Funny print ads for the new .xxx porn domain (sfw).
(click ads, via)
Companies! Did you snatch up your .xxx domains at the end of 2011 so folks won't be watching bukkake clips on Revlon.xxx (they're safe)? If you didn't, it's too late! Anyway, here's a cheeky new campaign for the new internet home of porn. Ad agency: M&C Saatchi, UK. Thanks Stephen. Related—three fun porn blocker software campaigns: one, two, three (this one is hilarious).
23 Comments:
I bet you've already registered copyranter.xxx so that someone won't make fun of your small penis by posting it online.

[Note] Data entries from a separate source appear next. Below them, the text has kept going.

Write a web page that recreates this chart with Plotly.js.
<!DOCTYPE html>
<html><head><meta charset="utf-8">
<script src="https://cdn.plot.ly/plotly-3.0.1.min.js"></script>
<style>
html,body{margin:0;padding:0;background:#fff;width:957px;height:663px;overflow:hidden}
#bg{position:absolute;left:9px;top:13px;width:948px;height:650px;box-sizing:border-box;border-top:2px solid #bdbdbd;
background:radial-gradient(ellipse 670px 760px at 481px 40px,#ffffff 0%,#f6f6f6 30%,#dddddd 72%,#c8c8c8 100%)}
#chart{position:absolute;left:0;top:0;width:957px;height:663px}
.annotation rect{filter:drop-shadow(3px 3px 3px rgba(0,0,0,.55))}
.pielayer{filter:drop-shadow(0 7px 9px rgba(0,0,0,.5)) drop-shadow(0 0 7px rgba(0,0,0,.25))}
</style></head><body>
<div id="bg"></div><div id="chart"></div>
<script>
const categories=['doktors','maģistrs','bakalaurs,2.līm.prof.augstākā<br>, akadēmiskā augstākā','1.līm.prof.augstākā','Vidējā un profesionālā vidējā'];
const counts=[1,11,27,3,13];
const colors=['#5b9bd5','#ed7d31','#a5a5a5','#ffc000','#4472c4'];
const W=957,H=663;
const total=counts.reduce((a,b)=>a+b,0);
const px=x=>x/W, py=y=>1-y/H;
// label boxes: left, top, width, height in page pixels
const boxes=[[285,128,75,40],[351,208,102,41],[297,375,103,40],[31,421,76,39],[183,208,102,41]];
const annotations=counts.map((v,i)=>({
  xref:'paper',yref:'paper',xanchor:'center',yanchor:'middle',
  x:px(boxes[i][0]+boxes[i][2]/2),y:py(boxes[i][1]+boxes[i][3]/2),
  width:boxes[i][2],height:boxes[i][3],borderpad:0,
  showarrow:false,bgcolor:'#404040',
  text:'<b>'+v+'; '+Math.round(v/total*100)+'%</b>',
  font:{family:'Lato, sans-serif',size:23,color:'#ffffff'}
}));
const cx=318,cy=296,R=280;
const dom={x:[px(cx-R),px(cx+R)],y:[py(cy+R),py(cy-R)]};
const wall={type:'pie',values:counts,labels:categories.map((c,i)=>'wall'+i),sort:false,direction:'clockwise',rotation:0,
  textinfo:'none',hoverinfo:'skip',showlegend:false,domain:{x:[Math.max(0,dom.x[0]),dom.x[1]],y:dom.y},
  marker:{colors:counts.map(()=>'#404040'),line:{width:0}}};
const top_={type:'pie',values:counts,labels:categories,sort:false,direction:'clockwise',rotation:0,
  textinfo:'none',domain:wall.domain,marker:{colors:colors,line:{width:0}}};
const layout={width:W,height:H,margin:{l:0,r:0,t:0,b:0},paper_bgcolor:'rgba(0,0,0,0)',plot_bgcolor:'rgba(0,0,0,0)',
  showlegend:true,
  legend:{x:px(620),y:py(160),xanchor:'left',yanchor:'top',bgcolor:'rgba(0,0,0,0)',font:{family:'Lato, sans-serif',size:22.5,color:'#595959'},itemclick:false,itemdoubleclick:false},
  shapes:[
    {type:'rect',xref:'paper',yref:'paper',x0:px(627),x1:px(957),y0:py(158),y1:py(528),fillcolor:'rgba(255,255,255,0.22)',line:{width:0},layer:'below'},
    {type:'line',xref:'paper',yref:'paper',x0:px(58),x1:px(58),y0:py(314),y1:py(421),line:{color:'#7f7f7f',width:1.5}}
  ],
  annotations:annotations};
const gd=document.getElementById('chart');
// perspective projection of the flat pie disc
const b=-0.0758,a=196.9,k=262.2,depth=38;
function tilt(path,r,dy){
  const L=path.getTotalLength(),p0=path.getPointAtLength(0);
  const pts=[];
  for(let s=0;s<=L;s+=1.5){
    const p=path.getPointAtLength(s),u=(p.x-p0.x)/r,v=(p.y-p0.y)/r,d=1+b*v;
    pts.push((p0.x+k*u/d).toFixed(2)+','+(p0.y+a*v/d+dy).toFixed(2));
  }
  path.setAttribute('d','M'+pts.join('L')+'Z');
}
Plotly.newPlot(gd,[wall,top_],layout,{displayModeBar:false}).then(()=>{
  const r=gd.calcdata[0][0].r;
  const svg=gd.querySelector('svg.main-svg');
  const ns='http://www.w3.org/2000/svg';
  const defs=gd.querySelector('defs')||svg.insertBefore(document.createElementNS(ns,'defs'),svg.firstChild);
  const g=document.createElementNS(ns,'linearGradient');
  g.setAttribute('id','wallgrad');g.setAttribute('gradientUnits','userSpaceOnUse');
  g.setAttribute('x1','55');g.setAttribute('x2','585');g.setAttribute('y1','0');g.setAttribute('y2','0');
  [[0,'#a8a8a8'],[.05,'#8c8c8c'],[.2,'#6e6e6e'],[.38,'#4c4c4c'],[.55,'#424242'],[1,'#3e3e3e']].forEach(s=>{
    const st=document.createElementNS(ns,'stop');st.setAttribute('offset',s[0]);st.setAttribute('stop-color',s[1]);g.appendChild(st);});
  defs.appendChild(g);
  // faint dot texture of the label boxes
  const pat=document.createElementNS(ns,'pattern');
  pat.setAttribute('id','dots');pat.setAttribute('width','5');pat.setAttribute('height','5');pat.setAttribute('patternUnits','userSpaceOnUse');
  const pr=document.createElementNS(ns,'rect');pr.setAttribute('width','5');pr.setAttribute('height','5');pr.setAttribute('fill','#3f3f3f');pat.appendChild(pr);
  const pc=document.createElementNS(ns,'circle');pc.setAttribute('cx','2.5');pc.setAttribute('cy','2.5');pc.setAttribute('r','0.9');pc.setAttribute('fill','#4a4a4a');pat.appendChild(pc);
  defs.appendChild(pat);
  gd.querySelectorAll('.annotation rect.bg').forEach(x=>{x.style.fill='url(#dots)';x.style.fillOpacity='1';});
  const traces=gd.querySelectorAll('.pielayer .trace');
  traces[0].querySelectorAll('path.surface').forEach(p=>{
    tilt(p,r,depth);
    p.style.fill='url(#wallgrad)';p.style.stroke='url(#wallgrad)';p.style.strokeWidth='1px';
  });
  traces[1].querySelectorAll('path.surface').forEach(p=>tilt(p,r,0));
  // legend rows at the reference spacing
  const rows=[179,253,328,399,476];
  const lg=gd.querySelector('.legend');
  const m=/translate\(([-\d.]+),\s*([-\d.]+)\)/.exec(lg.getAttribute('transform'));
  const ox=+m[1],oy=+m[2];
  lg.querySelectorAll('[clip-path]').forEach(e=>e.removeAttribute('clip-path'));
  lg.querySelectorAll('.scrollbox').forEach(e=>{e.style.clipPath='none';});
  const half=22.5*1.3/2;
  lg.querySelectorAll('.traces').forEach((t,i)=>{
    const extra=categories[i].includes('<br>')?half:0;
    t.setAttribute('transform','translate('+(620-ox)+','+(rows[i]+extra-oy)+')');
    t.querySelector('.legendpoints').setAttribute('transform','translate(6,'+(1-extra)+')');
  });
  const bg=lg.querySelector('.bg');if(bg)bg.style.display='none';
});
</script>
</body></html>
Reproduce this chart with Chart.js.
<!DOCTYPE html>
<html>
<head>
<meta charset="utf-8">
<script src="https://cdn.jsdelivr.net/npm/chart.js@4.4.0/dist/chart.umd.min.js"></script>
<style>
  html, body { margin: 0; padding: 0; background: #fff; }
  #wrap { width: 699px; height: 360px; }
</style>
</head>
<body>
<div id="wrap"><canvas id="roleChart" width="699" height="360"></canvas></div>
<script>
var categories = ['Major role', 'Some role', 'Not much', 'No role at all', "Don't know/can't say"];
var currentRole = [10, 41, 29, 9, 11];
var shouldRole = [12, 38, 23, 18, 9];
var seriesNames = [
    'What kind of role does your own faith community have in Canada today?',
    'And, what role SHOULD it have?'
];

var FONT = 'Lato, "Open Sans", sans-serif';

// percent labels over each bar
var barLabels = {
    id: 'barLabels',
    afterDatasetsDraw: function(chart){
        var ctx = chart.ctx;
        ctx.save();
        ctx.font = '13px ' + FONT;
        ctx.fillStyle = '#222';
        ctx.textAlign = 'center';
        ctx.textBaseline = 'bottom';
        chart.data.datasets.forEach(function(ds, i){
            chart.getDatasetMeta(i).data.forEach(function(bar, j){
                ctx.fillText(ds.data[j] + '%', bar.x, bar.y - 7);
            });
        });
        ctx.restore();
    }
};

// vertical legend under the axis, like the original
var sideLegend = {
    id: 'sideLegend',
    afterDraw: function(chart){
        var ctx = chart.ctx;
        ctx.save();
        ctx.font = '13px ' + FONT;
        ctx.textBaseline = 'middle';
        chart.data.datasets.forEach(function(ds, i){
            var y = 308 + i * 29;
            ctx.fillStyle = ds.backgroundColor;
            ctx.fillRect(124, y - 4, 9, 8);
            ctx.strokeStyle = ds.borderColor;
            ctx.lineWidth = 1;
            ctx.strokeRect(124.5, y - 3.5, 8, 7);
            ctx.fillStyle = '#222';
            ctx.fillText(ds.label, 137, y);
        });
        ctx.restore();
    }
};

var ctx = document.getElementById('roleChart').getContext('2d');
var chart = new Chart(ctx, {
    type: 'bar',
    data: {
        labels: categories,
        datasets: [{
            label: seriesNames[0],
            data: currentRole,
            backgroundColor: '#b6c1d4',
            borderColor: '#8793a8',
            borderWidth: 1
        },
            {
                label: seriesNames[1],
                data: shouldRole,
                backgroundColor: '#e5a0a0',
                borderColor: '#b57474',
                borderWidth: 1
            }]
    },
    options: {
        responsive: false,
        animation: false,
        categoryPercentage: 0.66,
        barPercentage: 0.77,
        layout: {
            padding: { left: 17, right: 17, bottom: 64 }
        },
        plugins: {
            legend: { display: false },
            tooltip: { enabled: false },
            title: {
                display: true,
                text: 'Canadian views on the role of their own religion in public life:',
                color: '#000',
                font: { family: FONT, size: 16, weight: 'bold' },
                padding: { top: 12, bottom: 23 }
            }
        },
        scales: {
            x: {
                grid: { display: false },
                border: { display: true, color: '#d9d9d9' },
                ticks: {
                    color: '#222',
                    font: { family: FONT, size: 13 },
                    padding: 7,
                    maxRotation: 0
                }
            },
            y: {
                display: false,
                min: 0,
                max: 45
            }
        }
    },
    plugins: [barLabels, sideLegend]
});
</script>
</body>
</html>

I'm not big enough (traffic-wise) to concern myself with that.
Client: ICM Registry
http://www.guardian.co.uk/media/2010/sep/23/mcsaatchi-wins-xxx-ad-account
Advertising the new domain is a waste of money. Porn companies (they call them "adult entertainment") already know about it. Good for Saatchi; easy account.
Here's some more .XXX ads from The Fearless Group: http://vimeo.com/channels/operationx
SFW, but banned from youtube!
I wanted to register http://lindsaylohan.xxx/ but they won't let me. Same for any other celebrity. Copyranter, now you try Peter North, your favorite male porn star. You've seen one too many movies with him.
That's because North is gay, and so am I, according to you.
where can i find an actual porn starring the girl from the first ad?
@ Anon 11:35: Pretty much all porn stars that girl, no?
Hey Ranter, re: the ins and the outs, front and whatever reason you brought back the orangey 'middle finger salute,' thought this compilation would compliment your graphic.
Movie Middle Fingers
http://www.youtube.com/watch?v=EPCiW2xFKf4&feature=player_embedded
Hey 1 Track Moron, how about you stop bitching about the orangey middle finger salute? If it bothers you so much, just stop trolling this blog, and get laid for once.
sorry cath, no porno films ever feature anyone like that girl. These ads feature glamour models, who are much better looking than actual porn stars, who tend to look like drug addled, worn-out skanks because, well...
@ Anon 2:27 PM
Hey I am 6'4", 250lbs, 3% body fat OR like-minded WANNABE, if my bitching about the orangey middle finger salute bothers you so much, just stop trolling this blog and go jerk-off, as per habit, to your favourite muscle love site.
What no gay execution? Two moving men spit roasting a musclebound mannequin would be make it a campaign. As it stands it's just racist towards gays.
It is not, as other Anon said, "racist against gays" but it really would have been nice to see even one male performer. As it is, the ads are 'men as real people' moving (/fucking) women as objects. Literally objectified to the point that they are moved like furniture... and only female performers. Sociologically, they really needed a sexualized, obvious male porn star being moved like an object, too.
Just sayin
Cannes Gold.
Hey 1 Track Moron, how about I fucking pulverize you, you ugly asshole piece of shit douchebag crooked teeth pansy-ass cocksucking jerkass?
These are funny ads? How so?
Your face. No, they're not HI-larious, but I got a smile out of the extremely literal visuals.
@ 6'4"-250lbs-3%
What a man! So full of contradictions. One minute you're cock-teasing me with an invite to an intimate tête-à-tête, the next, you're ready to pulverize my pansy and jerky ass, that may result in some dental realignment.
I know, it's the 'roids' talking, I wish you would lay off them. What a terrible price for you to pay, caring more about the outside than inside.
On a lighter note, when not alarmed and repulsed, your crass and over the top diatribes do bring me the odd smile now and then... take your use of 'VAGABOND' recently.
Directed at ranter, this time:
You should fucking go back to shithole you crawled out of. You do look like a vagabond.
GET WELL, ALL THE BEST, HUGS & :-* :-* :-*
Hey 1 track moron, I get it, you are a chick. You write like a stupid ugly chick, or a flaming homo. No dude would say hugs. You can either bench press 350+lbs, or I am done with you, pansy. FYI, I wasn't the one who made the comment you are talking about.
As I told you before, -1-T-M-, I have several anon friends.
@ ranter
You say there are several?... difficult to tell!
My compliments to you then for being able to distinguish who's who. Have you given each a nickname?
Still doesn't negate the fact that they're all cut from the same soiled cloth, pea-brains, out of the same psycho pod ward... which begs the question... what's the attraction?.
NOTE TO SELF:
Continue to be alarmed and repulsed by 6'4"-250lbs-3% body fat's (ranter approved) crass and over the top diatribes, continue as well being alarmed and repulsed by the other anon(s) expletive laden, verbal diarrhea, but may he/she slip in a bon mot (vagabond) now and then, so as to identify the miniscule difference.
I think I might be getting obsessed with the chick in ad # 2.
I really go for the mischievous type.